Econology

Eating out and GDP growth

According to the author's theory, which holds good for most places, the number of restaurants increases thrice or four times as fast as GDP

Eating out and GDP growth

dhanak हिंदी में भी पढ़ें read-in-hindi

Is there a straight connection between eating out and economic growth? Why is it that the number of fancy restaurants goes up when GDP rises and goes down when it sinks?

30 years ago when I started living in my Delhi colony, there was no proper restaurant worth the name, although the place was only a couple of miles from the prime minister's house. That was the time of the Hindu rate of growth and very few people went or could afford to go to restaurants.

Now there are at least a dozen eating places, one posher than the other and though I do not see the prime minister in any of them, I do come across a few ministers having a whale of a time dining on sushi and fried octopus. Our GDP rate of growth is twice what it used to be 30 years ago and there are 10 times as many restaurants in most cities.

London is a good example of what GDP does to restaurants. When I first arrived there just after the last war had ended, there was no Indian restaurant worth the name - not even a decent canteen in the Indian high commissioner's office. In fact, there were few eating places anywhere, only some scattered run-down dhaba-type stalls serving inedible British food, if you can call it food. It was cheap though and you could get a cup of passable coffee for two pence, that is, more than a hundred cups per pound sterling.

Britain has boomed under Margaret Thatcher and Tony Blair and you don't have to go through the Economist newspaper to see what it has done to their eating habits. Within a square mile of Piccadilly, there are maybe a thousand restaurants, perhaps half of them serving masala chicken tikka, whatever that means and Britishers salivating all the way to Buckingham Palace as they gorge on it. When we were there last, I had to spend half an hour looking for a fried-fish-and-chips place, which we located in a dingy corner of Leicester Square, itself a dingy place.

Singapore, where living standards, which means GDP per head, have reached the New York levels, has so many restaurants, all of them serving excellent Chinese food, as you would expect in a Chinese city, that very few people cook or eat at home. You don't have to because you step out right into a mouth-watering array of American chop suyi and chicken fried rice as soon as you come out of your house. Singapore, it is said, has more restaurants per square mile than dhabas in Ludhiana, though, I suppose, things can get monotonous if you gorge on the same stuff day in and out.
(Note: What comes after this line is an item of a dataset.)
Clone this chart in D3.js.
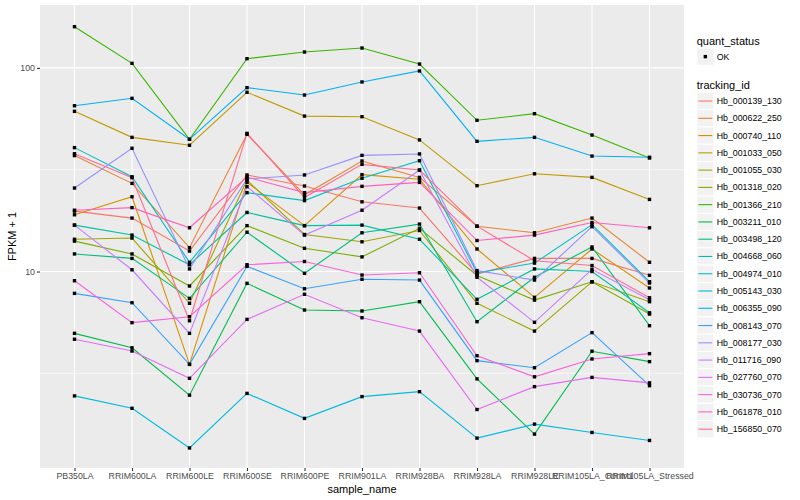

According to my theory, which holds good for most places, the number of restaurants increases thrice or four times as fast as GDP. To be precise, if GDP doubles, the number of restaurants goes up eight times. If GDP trebles, the number of eating places shoots up nearly 30 times.

There are now 20,000 Indian restaurants in Britain and maybe a thousand Chinese ones. They are not really cheap - I paid a whole pound, which means nearly 80 rupees for a samosa at Victoria station and 1,600 rupees for what it would call a simple meal of curry and rice at an eatery in Regent Street. But the Britishers don't mind. The average wage is almost Rs 2 lakh per month in London, which means that even a young typist can afford to eat out every day. And what London does today, Delhi does tomorrow or is it the other way round?